Mais finalement, il faut pouvoir se coucher et se dire qu’on a tout donné. Nous sommes notre plus grand juge. Je prends des notes afin de pouvoir y réfléchir l’année suivante et être attentif à ces axes d’amélioration. Un revers est une perte de temps si vous n’en tirez aucune leçon. Une fois ces trois premières semaines de réflexion passées, je me déconnecte mentalement.

Quelle part de votre réussite peut-on attribuer à votre état d’esprit par rapport à votre talent naturel ?

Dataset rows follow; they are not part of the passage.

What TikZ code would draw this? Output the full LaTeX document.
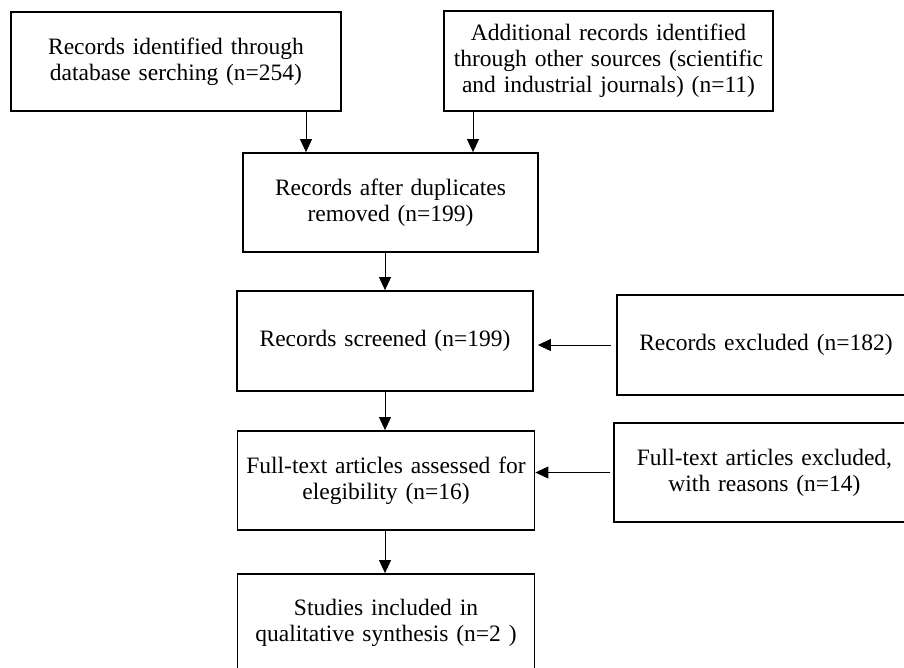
\documentclass[tikz,border=0pt]{standalone}
\usepackage{fontspec}
\setmainfont{Liberation Serif}
\usetikzlibrary{arrows.meta}

\begin{document}
\begin{tikzpicture}[x=1pt, y=-1pt,
    box/.style={draw, rectangle, line width=1.8pt, align=center,
                font=\fontsize{23.5}{26}\selectfont, inner sep=0pt},
    arr/.style={line width=0.9pt, -{Triangle[length=13pt,width=12pt]}}]

    \useasboundingbox (0,0) rectangle (904,667);
    \clip (0,0) rectangle (904,667);
    \fill[white] (0,0) rectangle (904,667);

    \node [box, minimum width=330pt, minimum height=99pt, text width=310pt] (ident) at (176,61.5)
        {Records identified through\\database serching (n=254)};
    \node [box, minimum width=329pt, minimum height=100pt, text width=315pt] (other) at (608.5,61)
        {Additional records identified\\through other sources (scientific\\and industrial journals) (n=11)};
    \node [box, minimum width=295pt, minimum height=99pt, text width=280pt] (dupl) at (390.5,202.5)
        {Records after duplicates\\removed (n=199)};
    \node [box, minimum width=296pt, minimum height=100pt, text width=285pt] (screen) at (385,341)
        {Records screened (n=199)};
    \node [box, minimum width=298pt, minimum height=100pt, text width=285pt] (excl) at (766,345)
        {Records excluded (n=182)};
    \node [box, minimum width=297pt, minimum height=99pt, text width=292pt] (full) at (386,480.5)
        {Full-text articles assessed for\\elegibility (n=16)};
    \node [box, minimum width=301pt, minimum height=99pt, text width=285pt] (fullex) at (764.5,472.5)
        {Full-text articles excluded,\\with reasons (n=14)};
    \node [box, minimum width=297pt, minimum height=98pt, text width=285pt] (incl) at (386,623)
        {Studies included in\\qualitative synthesis (n=2 )};

    \draw[arr] ([xshift=130pt]ident.south) -- ([xshift=130pt]ident.south |- dupl.north);
    \draw[arr] ([xshift=-135.5pt]other.south) -- ([xshift=-135.5pt]other.south |- dupl.north);
    \draw[arr] (screen.north |- dupl.south) -- (screen.north);
    \draw[arr] (screen.south) -- (screen.south |- full.north);
    \draw[arr] (screen.south |- full.south) -- (screen.south |- incl.north);
    \draw[arr, shorten <=5pt, shorten >=4pt] (excl.west) -- (excl.west -| screen.east);
    \draw[arr, shorten <=3pt] (fullex.west) -- (fullex.west -| full.east);
\end{tikzpicture}
\end{document}
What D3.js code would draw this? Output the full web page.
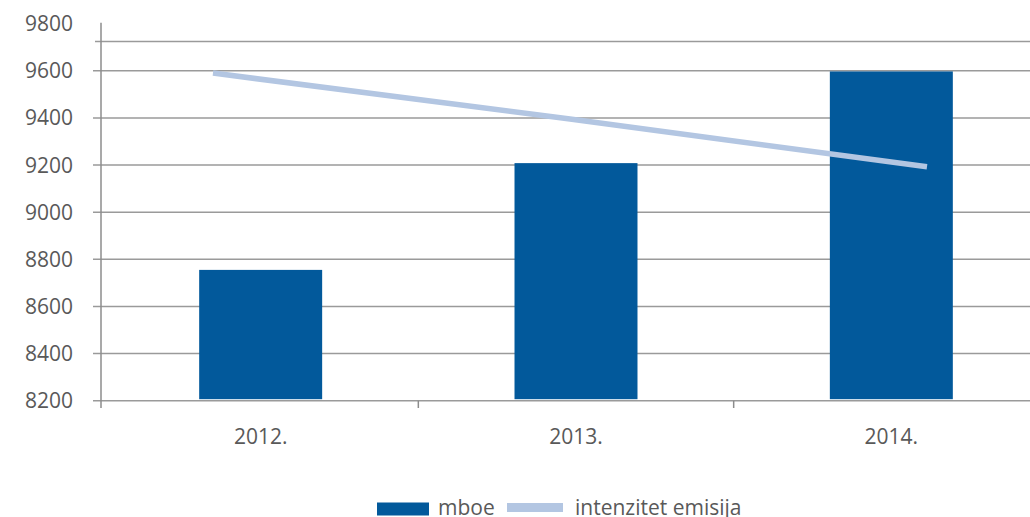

J’ai toujours vu mon état d’esprit comme le moteur de ma réussite. Si vous me mettez dans une salle avec des athlètes, je vais regarder à gauche et à droite, et je vous dirais que je n’ai pas plus de talent. Ce qui fait la différence, c’est ce qui me motive. Je regarde toujours quelqu’un droit dans les yeux pour découvrir son niveau de motivation. Si je connais sa motivation, je peux déterminer son degré de combativité. C’est un sport psychologique, je dirais donc que ma réussite est à 100 % due à mon état d’esprit.

Quels sont vos conseils pour les personnes qui tentent d’atteindre un objectif ?

Je dirais que lorsque vous vous fixez un objectif, n’hésitez pas à faire preuve d’audace et à rêver grand. C’est facile de jouer la carte de la sécurité. Quel que soit votre objectif, adoptez cette attitude de résilience. Trouvez un moyen de vous dépasser, une source de motivation plus forte que l’adversité que vous pourriez rencontrer. Cela peut changer à chaque objectif et à chaque saison, mais trouvez ce que c’est. Placez cette motivation au cœur de votre esprit, et servez-vous en pour rester concentré.

Que vous vous efforciez d’atteindre un but dans le sport, la santé, le travail ou simplement de trouver l’équilibre dans votre vie, votre façon de penser joue un rôle très important lorsque vous vous fixez des objectifs. Comme Christian Taylor le dit, tout est une question d’état d’esprit.